Given problem
Everything from the first line of the data through the line with "import plotly.graph_objects as go" is to be echoed exactly, minus the pictures.
• • • •
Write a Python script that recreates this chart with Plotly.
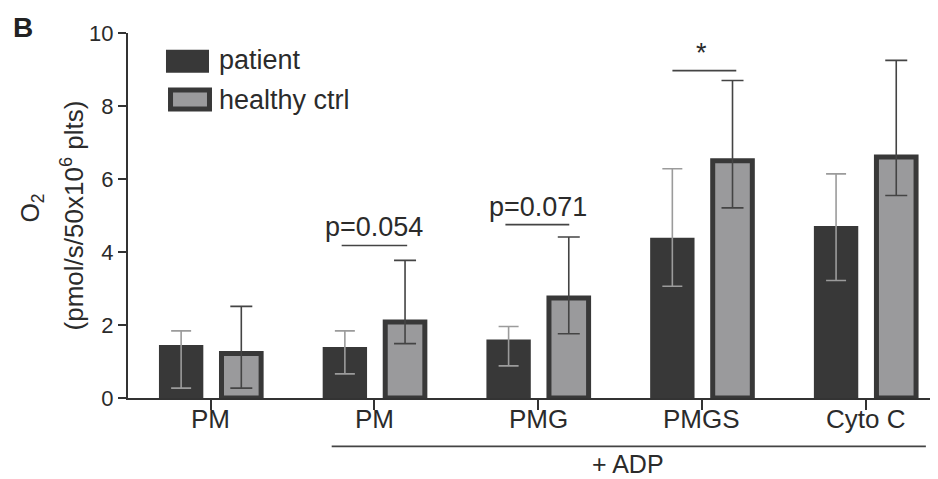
import plotly.graph_objects as go

# ---- data ----
categories = ["PM", "PM", "PMG", "PMGS", "Cyto C"]
patient_mean = [1.45, 1.40, 1.60, 4.39, 4.71]
patient_upper = [1.84, 1.84, 1.96, 6.28, 6.14]
patient_lower = [0.27, 0.66, 0.88, 3.06, 3.22]
healthy_mean = [1.22, 2.08, 2.74, 6.50, 6.60]
healthy_upper = [2.51, 3.77, 4.41, 8.70, 9.25]
healthy_lower = [0.27, 1.49, 1.76, 5.21, 5.55]
y_ticks = [0, 2, 4, 6, 8, 10]

xpos = list(range(len(categories)))
p_plus = [u - m for u, m in zip(patient_upper, patient_mean)]
p_minus = [m - l for m, l in zip(patient_mean, patient_lower)]
h_plus = [u - m for u, m in zip(healthy_upper, healthy_mean)]
h_minus = [m - l for m, l in zip(healthy_mean, healthy_lower)]

DARK = "#383838"
GRAY = "#9a9a9c"
TXT = "#2b2b2b"
FONT = "Liberation Sans, Arial, sans-serif"

fig = go.Figure()
fig.add_trace(go.Bar(
    x=xpos, y=patient_mean, name="patient",
    offset=-0.316, width=0.271,
    marker=dict(color=DARK, line=dict(color=DARK, width=0)),
    error_y=dict(type="data", symmetric=False, array=p_plus, arrayminus=p_minus,
                 color="#9b9b9b", thickness=1.6, width=10),
    showlegend=False,
))
fig.add_trace(go.Bar(
    x=xpos, y=healthy_mean, name="healthy ctrl",
    offset=0.066, width=0.242,
    marker=dict(color=GRAY, line=dict(color=DARK, width=5)),
    error_y=dict(type="data", symmetric=False, array=h_plus, arrayminus=h_minus,
                 color="#444444", thickness=1.6, width=11),
    showlegend=False,
))

shapes = []
annotations = []

# category labels (placed closer to the axis than plotly's default tick labels)
for xi, cat in zip(xpos, categories):
    annotations.append(dict(xref="x", yref="paper", x=xi, y=-0.058, text=cat,
                            showarrow=False, yanchor="middle",
                            font=dict(size=26, color=TXT, family=FONT)))

# significance brackets
sig = [
    (0.80, 1.20, 4.18, "p=0.054", 1.0),
    (1.80, 2.19, 4.75, "p=0.071", 2.0),
    (2.82, 3.21, 8.97, "*", 3.0),
]
for x0, x1, yy, label, xc in sig:
    shapes.append(dict(type="line", xref="x", yref="y", x0=x0, x1=x1, y0=yy, y1=yy,
                       line=dict(color="#444444", width=1.6)))
    annotations.append(dict(xref="x", yref="y", x=xc, y=yy, text=label,
                            showarrow=False, yanchor="bottom", yshift=1,
                            font=dict(size=27, color=TXT, family=FONT)))

# + ADP bracket under axis
shapes.append(dict(type="line", xref="x", yref="paper", x0=0.739, x1=4.368,
                   y0=-0.1326, y1=-0.1326, line=dict(color="#444444", width=1.6)))
annotations.append(dict(xref="x", yref="paper", x=2.55, y=-0.182, text="+ ADP",
                        showarrow=False, yanchor="middle",
                        font=dict(size=25, color=TXT, family=FONT)))

# custom legend
shapes.append(dict(type="rect", xref="paper", yref="paper", x0=0.0469, x1=0.100,
                   y0=0.891, y1=0.954, fillcolor=DARK, line=dict(width=0)))
shapes.append(dict(type="rect", xref="paper", yref="paper", x0=0.0525, x1=0.1006,
                   y0=0.792, y1=0.844, fillcolor=GRAY, line=dict(color=DARK, width=5)))
annotations.append(dict(xref="paper", yref="paper", x=0.1095, y=0.927, text="patient",
                        showarrow=False, xanchor="left", yanchor="middle",
                        font=dict(size=27, color=TXT, family=FONT)))
annotations.append(dict(xref="paper", yref="paper", x=0.1095, y=0.817, text="healthy ctrl",
                        showarrow=False, xanchor="left", yanchor="middle",
                        font=dict(size=27, color=TXT, family=FONT)))

# y axis title (two lines as separate rotated texts)
annotations.append(dict(xref="paper", yref="paper", x=-0.118, y=0.52,
                        text="O<sub>2</sub>", textangle=-90, showarrow=False,
                        xanchor="center", yanchor="middle",
                        font=dict(size=25, color=TXT, family=FONT)))
annotations.append(dict(xref="paper", yref="paper", x=-0.068, y=0.50,
                        text="(pmol/s/50x10<sup>6</sup> plts)", textangle=-90, showarrow=False,
                        xanchor="center", yanchor="middle",
                        font=dict(size=26, color=TXT, family=FONT)))

# panel letter
annotations.append(dict(xref="paper", yref="paper", x=-0.130, y=1.015, text="<b>B</b>",
                        showarrow=False, xanchor="center", yanchor="middle",
                        font=dict(size=28, color="#222222", family=FONT)))

# the page body adds an 8px offset; margins compensate so the plot area
# lands at x 128..938, y 33..398 in the window
fig.update_layout(
    width=938, height=479,
    margin=dict(l=120, r=8, t=25, b=89),
    paper_bgcolor="white", plot_bgcolor="white",
    barmode="overlay",
    shapes=shapes, annotations=annotations,
    font=dict(family=FONT, color=TXT),
)
fig.update_xaxes(
    range=[-0.505, 4.442], tickvals=xpos, ticktext=categories,
    showticklabels=False,
    showline=True, linecolor="#333333", linewidth=2,
    ticks="outside", ticklen=10, tickwidth=2, tickcolor="#333333",
    showgrid=False, zeroline=False,
)
fig.update_yaxes(
    range=[0, 10], tickvals=y_ticks,
    showline=True, linecolor="#333333", linewidth=2,
    ticks="outside", ticklen=8, tickwidth=2, tickcolor="#333333",
    showgrid=False, zeroline=False,
    tickfont=dict(size=22, color=TXT, family=FONT),
)

fig.write_html("out.html")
• • • •
Finished exercise
Write a Python script that recreates this chart with Plotly.
import plotly.graph_objects as go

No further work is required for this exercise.